Les Fourberies de Scapin
Les Fourberies de Scapin de Molière, adaptation des Fourberies de Scapin de Molière, mise en scène de Jean Sclapis.
C’est en quelque 80 minutes que l’on pourrait presque assimiler à une sorte de performance avec un seul acteur, Jean Sclavis, capable d’assumer tous les personnages incarnés par huit marionnettes de cent quarante cms. Marionnettes qu’il anime grâce à trois leviers avec contre-poids, quelque sacs de toile, aidé dans la coulisse deux régisseurs qui veillent au grain.Pas vraiment de décor sinon un parquet de larges lattes de bois avec quelques marches.
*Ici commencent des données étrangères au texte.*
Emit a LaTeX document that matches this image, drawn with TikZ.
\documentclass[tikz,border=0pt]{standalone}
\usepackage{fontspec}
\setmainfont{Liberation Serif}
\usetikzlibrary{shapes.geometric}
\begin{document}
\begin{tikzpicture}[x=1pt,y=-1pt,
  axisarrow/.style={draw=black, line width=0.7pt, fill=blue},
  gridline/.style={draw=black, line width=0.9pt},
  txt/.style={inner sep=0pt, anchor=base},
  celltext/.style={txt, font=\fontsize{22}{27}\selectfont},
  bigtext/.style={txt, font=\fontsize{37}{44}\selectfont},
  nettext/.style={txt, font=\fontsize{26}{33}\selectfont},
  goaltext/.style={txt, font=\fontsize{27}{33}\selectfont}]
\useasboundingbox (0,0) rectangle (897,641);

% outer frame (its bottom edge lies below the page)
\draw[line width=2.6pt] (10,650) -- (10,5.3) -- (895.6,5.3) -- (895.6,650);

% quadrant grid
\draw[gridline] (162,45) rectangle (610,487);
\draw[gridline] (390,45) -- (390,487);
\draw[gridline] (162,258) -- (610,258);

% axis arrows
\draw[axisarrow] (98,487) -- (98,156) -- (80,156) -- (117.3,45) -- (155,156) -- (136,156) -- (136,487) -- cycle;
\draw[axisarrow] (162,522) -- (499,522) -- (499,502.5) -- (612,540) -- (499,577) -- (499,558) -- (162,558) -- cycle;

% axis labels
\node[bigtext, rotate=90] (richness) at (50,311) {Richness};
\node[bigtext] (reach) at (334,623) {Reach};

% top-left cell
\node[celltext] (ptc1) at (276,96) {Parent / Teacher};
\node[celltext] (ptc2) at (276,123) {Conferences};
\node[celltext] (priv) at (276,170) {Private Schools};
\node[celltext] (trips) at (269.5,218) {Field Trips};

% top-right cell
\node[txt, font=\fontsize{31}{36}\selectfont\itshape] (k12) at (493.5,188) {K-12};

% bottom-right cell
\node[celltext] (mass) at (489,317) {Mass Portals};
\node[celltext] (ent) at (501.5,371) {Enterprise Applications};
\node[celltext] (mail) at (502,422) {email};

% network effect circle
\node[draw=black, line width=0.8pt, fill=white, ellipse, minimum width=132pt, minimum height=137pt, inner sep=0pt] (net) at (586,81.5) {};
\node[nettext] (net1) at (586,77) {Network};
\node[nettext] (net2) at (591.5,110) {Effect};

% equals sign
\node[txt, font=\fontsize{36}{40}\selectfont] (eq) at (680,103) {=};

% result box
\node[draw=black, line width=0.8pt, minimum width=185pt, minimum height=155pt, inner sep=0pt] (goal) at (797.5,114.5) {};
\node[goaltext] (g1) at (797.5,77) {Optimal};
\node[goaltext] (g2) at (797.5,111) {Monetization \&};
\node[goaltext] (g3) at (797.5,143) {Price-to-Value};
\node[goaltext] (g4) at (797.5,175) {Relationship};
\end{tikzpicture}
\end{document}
Jean Sclavis, après sa sortie du conservatoire de Lyon, où il s’était spécialisé dans l’emploi de valet de comédie, et où il avait créé le rôle de Scapin dans une production lyonnaise ; suite aux empêchements successifs de plusieurs comédiens, il avait dû aussi jouer leurs personnages, et il eut l’idée d’un spectacle en sol. Enfin, quinze ans d’expérience avec Emilie Valantin l’ont conforté dans la faisabilité d’un spectacle en soliste avec des marionnettes.
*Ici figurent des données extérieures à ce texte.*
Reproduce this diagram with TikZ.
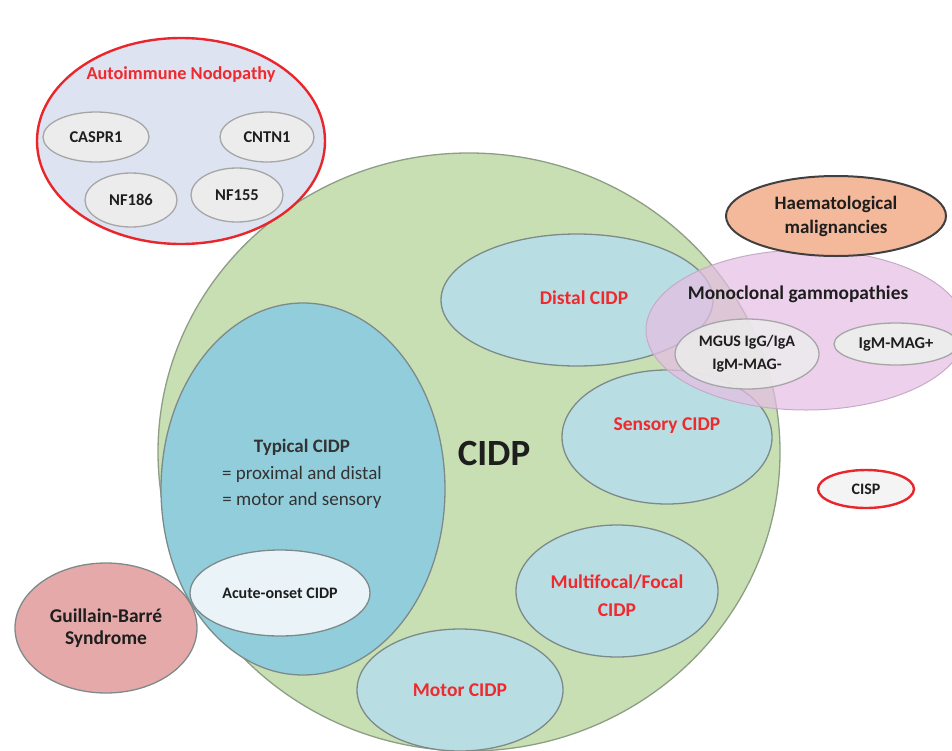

« Le personnage de Scapin, dit-il, qui laisse le choix de plusieurs degrés de lecture, est une des sources de l’art de « l’innocence / insolence », associée à la solitude sociale, et à l’auto-dérision. Nous avons déjà exploré cette attitude, si compatible avec la marionnette, dans J’ai gêné et je gênerai sur des textes de Daniil Harms, et avec le personnage du Zay, inspiré des contes de Nasr-Eddin, dans le répertoire des Castelets ».
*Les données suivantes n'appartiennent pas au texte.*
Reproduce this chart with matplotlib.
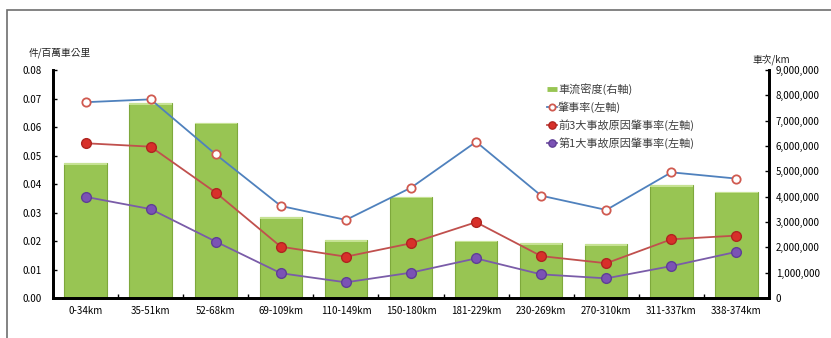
import numpy as np
import matplotlib.pyplot as plt
from matplotlib.patches import Rectangle
from matplotlib.lines import Line2D
from matplotlib.ticker import FuncFormatter

plt.rcParams['font.family'] = ['Noto Sans CJK TC', 'DejaVu Sans']

segments = ['0-34km', '35-51km', '52-68km', '69-109km', '110-149km', '150-180km',
            '181-229km', '230-269km', '270-310km', '311-337km', '338-374km']
traffic = [5320000, 7690000, 6920000, 3190000, 2290000, 4000000,
           2260000, 2160000, 2120000, 4460000, 4200000]
accident_rate = [0.0687, 0.0697, 0.0504, 0.0323, 0.0274, 0.0387,
                 0.0548, 0.0359, 0.0309, 0.0441, 0.0419]
top3_rate = [0.0543, 0.0531, 0.0370, 0.0180, 0.0145, 0.0192,
             0.0266, 0.0147, 0.0122, 0.0206, 0.0219]
top1_rate = [0.0355, 0.0312, 0.0198, 0.0087, 0.0055, 0.0089,
             0.0139, 0.0083, 0.0069, 0.0112, 0.0162]

x = np.arange(len(segments))

fig = plt.figure(figsize=(8.31, 3.38), dpi=100)
# outer frame of the original picture
fig.patches.append(Rectangle((7 / 831, -0.1), 1.2, 1 - 10 / 338 + 0.1, transform=fig.transFigure,
                             fill=False, edgecolor='#6e6e6e', linewidth=1.2))

ax = fig.add_axes([0.0638, 0.1183, 0.8616, 0.6746])
ax2 = ax.twinx()
ax.set_zorder(2)
ax.patch.set_visible(False)

# bars on the right axis
ax2.bar(x, traffic, width=0.65, color='#98c553', edgecolor='#7ea83c', linewidth=0.8)
ax2.bar(x, [60000] * len(traffic), bottom=[t - 60000 for t in traffic], width=0.65,
        color='#c6e293', linewidth=0)
ax2.set_ylim(0, 9000000)
ax2.set_yticks(np.arange(0, 9000001, 1000000))
ax2.yaxis.set_major_formatter(FuncFormatter(lambda v, p: f'{int(v):,}'))

# lines on the left axis
l1, = ax.plot(x, accident_rate, color='#4f81bd', lw=1.3, marker='o', ms=6,
              mfc='white', mec='#d05a50', mew=1.3)
l2, = ax.plot(x, top3_rate, color='#c0504d', lw=1.3, marker='o', ms=7,
              mfc='#d8302a', mec='#b02520')
l3, = ax.plot(x, top1_rate, color='#7a5ca8', lw=1.3, marker='o', ms=7,
              mfc='#7b52b5', mec='#5f3f95')
ax.set_ylim(0, 0.08)
ax.set_yticks(np.arange(0, 0.0801, 0.01))
ax.yaxis.set_major_formatter(FuncFormatter(lambda v, p: f'{v:.2f}'))
ax.set_xlim(-0.5, len(segments) - 0.5)
ax.set_xticks(x)
ax.set_xticklabels(segments)
ax.set_xticks(np.arange(-0.5, len(segments)), minor=True)
ax.tick_params(axis='x', which='major', length=0, labelsize=7, pad=6)
ax.tick_params(axis='x', which='minor', direction='in', length=3, width=1)
ax.tick_params(axis='y', direction='in', length=3, width=1, labelsize=7, pad=8)
ax2.tick_params(axis='y', direction='in', length=3, width=1, labelsize=7, pad=5)

for a in (ax, ax2):
    a.spines['top'].set_visible(False)
    a.spines['left'].set_linewidth(2)
    a.spines['right'].set_linewidth(2)
    a.spines['bottom'].set_linewidth(2)

fig.text(60 / 831, 1 - 53 / 338, '件/百萬車公里', fontsize=7, ha='center', va='center', color='#222222')
fig.text(771 / 831, 1 - 60 / 338, '車次/km', fontsize=7, ha='center', va='center', color='#222222')

bar_handle = Line2D([], [], color='#98c553', lw=3.5, solid_capstyle='butt')
handles = [bar_handle, l1, l2, l3]
labels = ['車流密度(右軸)', '肇事率(左軸)', '前3大事故原因肇事率(左軸)', '第1大事故原因肇事率(左軸)']
leg = ax.legend(handles, labels, loc='upper left', bbox_to_anchor=(0.676, 0.985), frameon=False,
                fontsize=8, handlelength=0.9, handletextpad=0.1, labelspacing=0.55, markerscale=0.75)
for t in leg.get_texts():
    t.set_color('#404040')

fig.savefig('out.png', dpi=100)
Pas de reconstitution, ici les personnages sont habillés façon 17 ème siècle, mais c’est en clin d’œil, et avec juste ce qu’il faut d’accessoires. Et quelques moments de musique au clavecin de .
Le spectacle, créée en 2008, est parfaitement rodé, et joué avec une grande sensibilité et une incontestable virtuosité ; Jean Sclavis arrive à jouer Scapin et anime au sens strict sens du terme, les autre personnages. C’est intelligent et brillantissime, et parfois même émouvant, quand, entre autres moments, qaund le père et le fils se regardent avec une certaine connivence.
« Objets inanimés, avec-vous donc une âme ? écrivait Baudelaire». Ici, la réponse est oui, huit fois et Sclavis arrivent à rendre vivants deux personnages à la fois. Et, à la fin quand le comédien installe ses huit comparses à tous réunis à une table de banquet, cela touche alors au sublime. Oui, mais… la dramaturgie de ces Fourberies de Scapin, revue et corrigée par Sclavis, avec un texte assez coupé, ne tient pas vraiment la route, et c’est dommage. Que vient-on voir? Un acteur brillant et virtuose, qui a une intimité évidente avec ses marionnettes, remarquables sculptures créées par Emilie Valantin et François Morinière, dont il est l’âme, et bien costumées par Mathilde Brette, Coline Privat et Laura Kerouredan, ou bien un véritable spectacle… Si on reste admiratif devant la technique fabuleuse de Sclavis qui fait souvent penser à celle des acteurs de bunraku japonais, on reste quand même un peu déçu par cette pièce qui, ici, n’en est pas vraiment une, et un peu ennuyeuse par moments…
Philippe du Vignal
Le spectacle s’est joué au Mouffetard, Théâtre de la Marionnette, et se poursuit en tournée ; et du 25 mars au 27 mars, Faust et usages de Faust à Paris par la compagnie Emilie Vallantin au Mouffetard.